What you need to do: For the material that follows, list every line containing the word "this".

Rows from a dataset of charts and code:
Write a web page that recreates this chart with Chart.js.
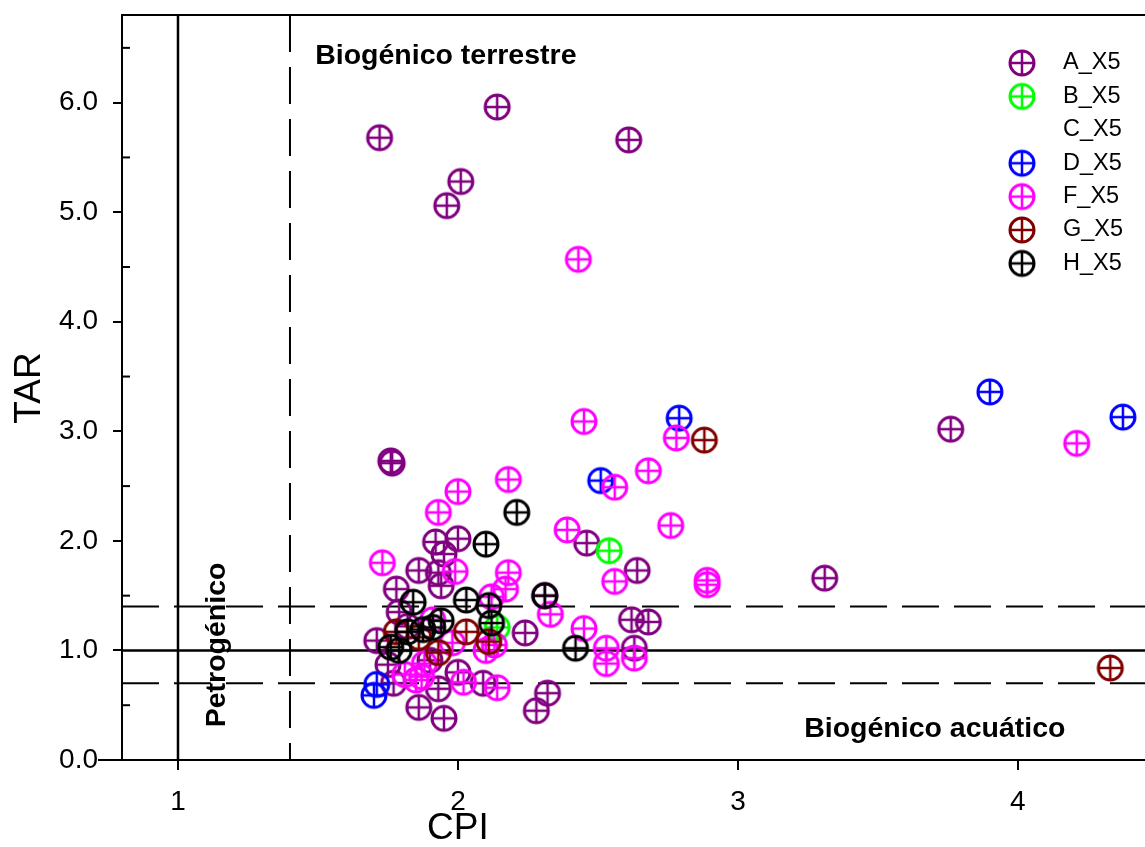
<!DOCTYPE html>
<html>
<head>
<meta charset="utf-8">
<script src="https://cdn.jsdelivr.net/npm/chart.js@4.4.1/dist/chart.umd.min.js"></script>
<style>
  html, body { margin: 0; padding: 0; background: #fff; overflow: hidden; }
  #wrap { width: 1145px; height: 847px; }
  canvas { display: block; }
</style>
</head>
<body>
<div id="wrap"><canvas id="grafico" width="1145" height="847"></canvas></div>
<script>
// datos (CPI vs TAR)
const seriesNames = ['A_X5', 'B_X5', 'C_X5', 'D_X5', 'F_X5', 'G_X5', 'H_X5'];
const seriesColors = ['#800080', '#00ff00', '#ffff00', '#0000ff', '#ff00ff', '#800000', '#000000'];

const aX = [1.72, 2.14, 2.61, 2.01, 1.96, 1.76, 1.765, 3.76, 3.31, 1.92, 2.00, 1.95, 1.86, 1.93, 1.94, 1.78, 2.46, 2.64, 2.31, 2.62, 2.68, 2.63, 2.24, 1.71, 1.75, 1.77, 1.86, 1.95, 2.32, 2.28, 1.93, 2.00, 2.09, 1.79, 1.90, 1.82];
const aY = [5.68, 5.96, 5.66, 5.28, 5.06, 2.73, 2.71, 3.02, 1.66, 1.99, 2.02, 1.88, 1.73, 1.71, 1.59, 1.56, 1.98, 1.73, 1.50, 1.28, 1.26, 1.02, 1.16, 1.09, 0.87, 0.70, 0.48, 0.38, 0.61, 0.45, 0.65, 0.80, 0.70, 1.35, 0.91, 1.22];
const bX = [2.54, 2.14];
const bY = [1.91, 1.21];
const cX = [];
const cY = [];
const dX = [2.79, 3.90, 4.375, 2.51, 1.71, 1.70];
const dY = [3.12, 3.36, 3.13, 2.55, 0.69, 0.59];
const fX = [2.43, 2.45, 2.78, 2.68, 2.56, 4.21, 2.18, 2.00, 1.93, 2.39, 2.76, 1.73, 1.99, 2.18, 2.17, 2.56, 2.89, 2.89, 2.33, 2.45, 2.53, 2.53, 2.63, 2.14, 2.02, 2.13, 2.12, 1.91, 1.98, 1.81, 1.85, 1.87, 2.10, 1.88];
const fY = [4.57, 3.09, 2.94, 2.64, 2.49, 2.89, 2.56, 2.45, 2.26, 2.10, 2.14, 1.80, 1.72, 1.71, 1.56, 1.63, 1.64, 1.60, 1.33, 1.20, 1.02, 0.88, 0.93, 0.66, 0.71, 1.05, 1.49, 1.28, 1.07, 0.78, 0.73, 0.76, 1.00, 0.88];
const gX = [2.88, 4.33, 1.78, 2.03, 1.93, 2.11, 1.86];
const gY = [2.92, 0.84, 1.17, 1.17, 0.98, 1.08, 1.12];
const hX = [2.21, 2.10, 1.84, 2.03, 2.11, 2.31, 2.42, 2.12, 1.94, 1.875, 1.82, 1.76, 1.79, 1.91];
const hY = [2.26, 1.97, 1.44, 1.46, 1.41, 1.50, 1.02, 1.25, 1.27, 1.19, 1.17, 1.03, 1.00, 1.21];

const seriesX = [aX, bX, cX, dX, fX, gX, hX];
const seriesY = [aY, bY, cY, dY, fY, gY, hY];

const xTicks = [1, 2, 3, 4];
const yTicks = [0, 1, 2, 3, 4, 5, 6];
const yMinorTicks = [0.5, 1.5, 2.5, 3.5, 4.5, 5.5, 6.5];

// líneas de referencia
const solidX = [1.0];
const dashedX = [1.4];
const solidY = [1.0];
const dashedY = [1.4, 0.7];

const FONT = "'Liberation Sans', Arial, sans-serif";

// marcador: círculo con cruz
function marcador(color) {
    const c = document.createElement('canvas');
    c.width = 30; c.height = 30;
    const g = c.getContext('2d');
    g.strokeStyle = color;
    g.lineWidth = 3;
    g.beginPath();
    g.arc(15, 15, 12, 0, Math.PI * 2);
    g.stroke();
    g.lineWidth = 2.5;
    g.beginPath();
    g.moveTo(3.5, 15); g.lineTo(26.5, 15);
    g.moveTo(15, 3.5); g.lineTo(15, 26.5);
    g.stroke();
    return c;
}
const marcadores = seriesColors.map(marcador);

const datasets = seriesNames.map((name, i) => ({
    label: name,
    data: seriesX[i].map((x, j) => ({ x: x, y: seriesY[i][j] })),
    pointStyle: marcadores[i],
    pointRadius: 13,
    pointHoverRadius: 13,
    borderColor: seriesColors[i],
    backgroundColor: seriesColors[i],
    order: seriesNames.length - i
}));

const lineasPlugin = {
    id: 'lineas',
    beforeDatasetsDraw(chart) {
        const { ctx, chartArea: a, scales: { x, y } } = chart;
        ctx.save();
        ctx.strokeStyle = '#000';
        ctx.lineWidth = 2.5;
        ctx.setLineDash([]);
        solidX.forEach(v => { const p = x.getPixelForValue(v); ctx.beginPath(); ctx.moveTo(p, a.top); ctx.lineTo(p, a.bottom); ctx.stroke(); });
        solidY.forEach(v => { const p = y.getPixelForValue(v); ctx.beginPath(); ctx.moveTo(a.left, p); ctx.lineTo(a.right, p); ctx.stroke(); });
        ctx.lineWidth = 2;
        ctx.setLineDash([37, 15]);
        dashedX.forEach(v => { const p = x.getPixelForValue(v); ctx.beginPath(); ctx.moveTo(p, a.top); ctx.lineTo(p, a.bottom); ctx.stroke(); });
        dashedY.forEach(v => { const p = y.getPixelForValue(v); ctx.beginPath(); ctx.moveTo(a.left, p); ctx.lineTo(a.right, p); ctx.stroke(); });
        ctx.setLineDash([]);

        // textos de las zonas
        ctx.fillStyle = '#000';
        ctx.font = 'bold 28.5px ' + FONT;
        ctx.textBaseline = 'middle';
        ctx.textAlign = 'left';
        ctx.fillText('Biogénico terrestre', x.getPixelForValue(1.49), y.getPixelForValue(6.42));
        ctx.textAlign = 'right';
        ctx.fillText('Biogénico acuático', x.getPixelForValue(4.17), y.getPixelForValue(0.28));
        ctx.translate(x.getPixelForValue(1.14), y.getPixelForValue(1.05));
        ctx.rotate(-Math.PI / 2);
        ctx.textAlign = 'center';
        ctx.fillText('Petrogénico', 0, 0);
        ctx.restore();
    },
    afterDraw(chart) {
        const { ctx, chartArea: a, scales: { x, y } } = chart;
        ctx.save();
        ctx.strokeStyle = '#000';
        ctx.lineWidth = 2;
        // marco superior y eje inferior
        ctx.beginPath();
        ctx.moveTo(a.left, a.top); ctx.lineTo(a.right, a.top);
        ctx.moveTo(98, a.bottom); ctx.lineTo(a.right, a.bottom);
        ctx.stroke();
        // ticks menores hacia dentro
        yMinorTicks.forEach(v => {
            const p = y.getPixelForValue(v);
            ctx.beginPath(); ctx.moveTo(a.left, p); ctx.lineTo(a.left + 8, p); ctx.stroke();
        });
        // títulos de ejes
        ctx.fillStyle = '#000';
        ctx.font = '37px ' + FONT;
        ctx.textAlign = 'center';
        ctx.textBaseline = 'middle';
        ctx.fillText('CPI', x.getPixelForValue(2), 829);
        ctx.save();
        ctx.translate(30, 388);
        ctx.rotate(-Math.PI / 2);
        ctx.fillText('TAR', 0, 0);
        ctx.restore();
        // leyenda
        ctx.font = '23.5px ' + FONT;
        ctx.textAlign = 'left';
        ctx.textBaseline = 'middle';
        seriesNames.forEach((name, i) => {
            const yy = 63 + i * 33.4;
            if (seriesX[i].length) ctx.drawImage(marcadores[i], 1022 - 15, yy - 15);
            ctx.fillText(name, 1063, yy);
        });
        ctx.restore();
    }
};

new Chart(document.getElementById('grafico'), {
    type: 'scatter',
    data: { datasets: datasets },
    options: {
        responsive: false,
        animation: false,
        layout: { autoPadding: false, padding: { top: 15, right: 0, left: 0, bottom: 0 } },
        plugins: { legend: { display: false }, tooltip: { enabled: false } },
        scales: {
            x: {
                type: 'linear',
                min: 0.8,
                max: 4.454,
                afterFit: s => { s.height = 87; s.paddingLeft = 0; s.paddingRight = 0; },
                afterBuildTicks: s => { s.ticks = xTicks.map(v => ({ value: v })); },
                grid: { drawOnChartArea: false, drawTicks: true, tickLength: 10, color: '#000', lineWidth: 2 },
                border: { display: true, color: '#000', width: 2 },
                ticks: { color: '#000', font: { family: FONT, size: 28 }, padding: 15, callback: v => String(v) }
            },
            y: {
                type: 'linear',
                min: 0,
                max: 6.8,
                afterFit: s => { s.width = 122; s.paddingTop = 0; s.paddingBottom = 0; },
                afterBuildTicks: s => { s.ticks = yTicks.map(v => ({ value: v })); },
                grid: { drawOnChartArea: false, drawTicks: true, tickLength: 9, color: '#000', lineWidth: 2 },
                border: { display: true, color: '#000', width: 2 },
                ticks: { color: '#000', font: { family: FONT, size: 28 }, padding: 15, callback: v => v.toFixed(1) }
            }
        }
    },
    plugins: [lineasPlugin]
});
</script>
</body>
</html>
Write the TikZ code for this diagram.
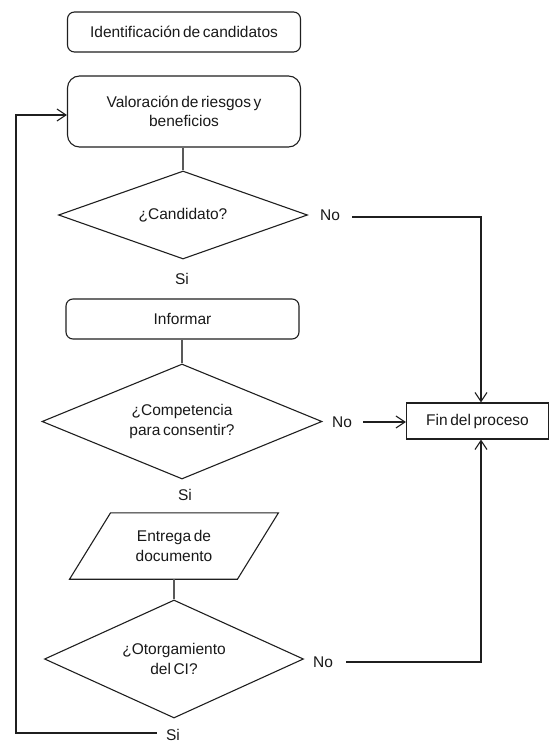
\documentclass[tikz,border=0pt]{standalone}
\usepackage{fontspec}
\setmainfont{Liberation Sans}[WordSpace=0.6]
\usetikzlibrary{shapes.geometric,arrows.meta}
\begin{document}
\begin{tikzpicture}[x=1pt,y=-1pt,
  every node/.style={font=\fontsize{15.5}{19.5}\selectfont, text=black!90},
  box/.style={draw=black!88, line width=1.1pt, rounded corners=7pt, minimum width=233pt, minimum height=40pt, align=center, inner sep=0pt},
  dec/.style={draw=black!88, line width=1.1pt, diamond, shape aspect=2.2, inner sep=0pt, align=center},
  lbl/.style={inner sep=1pt},
  endbox/.style={draw=black!88, line width=1.1pt, minimum width=142pt, minimum height=36pt, inner sep=0pt},
  link/.style={draw=black!65, line width=1.5pt},
  flow/.style={draw=black!88, line width=1.1pt, -{Straight Barb[length=9pt,width=12pt,line width=1.1pt]}},
  plain/.style={draw=black!88, line width=1.1pt}
]
\useasboundingbox (0,0) rectangle (550,743);

\node[box] (id) at (184,32) {Identificación de candidatos};
\node[box, minimum height=71pt, rounded corners=12pt] (val) at (184,111.5) {Valoración de riesgos y\\beneficios};
\node[dec, minimum width=249pt, minimum height=88pt] (d1) at (183,215) {¿Candidato?};
\node[lbl] (si1) at (182,279) {Si};
\node[lbl] (no1) at (330,215) {No};

\node[box] (inf) at (182.5,319) {Informar};
\node[dec, minimum width=280pt, minimum height=115pt] (d2) at (182,421.5) {¿Competencia\\para consentir?};
\node[lbl] (no2) at (342,422) {No};
\node[endbox] (fin) at (477.5,421) {Fin del proceso};
\node[lbl] (si2) at (185,495) {Si};

\node[minimum width=167.5pt, minimum height=66pt, align=center, inner sep=0pt] (ent) at (174,546) {Entrega de\\documento};
\draw[plain] ([xshift=20.5pt]ent.north west) -- ([xshift=20.5pt]ent.north east)
  -- ([xshift=-20.5pt]ent.south east) -- ([xshift=-20.5pt]ent.south west) -- cycle;
\node[dec, minimum width=259pt, minimum height=118pt] (d3) at (174,659) {¿Otorgamiento\\del CI?};
\node[lbl] (no3) at (323,662) {No};
\node[lbl] (si3) at (173,735) {Si};

\draw[link] (val.south -| d1.north) -- (d1.north);
\draw[link] (inf.south -| d2.north) -- (d2.north);
\draw[link] (ent.south) -- (d3.north);

\draw[flow] ([xshift=11pt,yshift=-2pt]no1.east) -| ([xshift=3.5pt]fin.north);
\draw[flow] ([xshift=10pt]no2.east) -- (no2.east -| fin.west);
\draw[flow] ([xshift=12pt]no3.east) -| ([xshift=3.5pt]fin.south);

\coordinate (lp) at (16,115);
\draw[flow] ([xshift=-8pt,yshift=2pt]si3.west) -| (lp) -- (lp -| val.west);
\end{tikzpicture}
\end{document}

Result of the task:
Write a web page that recreates this chart with Chart.js.
Write the TikZ code for this diagram.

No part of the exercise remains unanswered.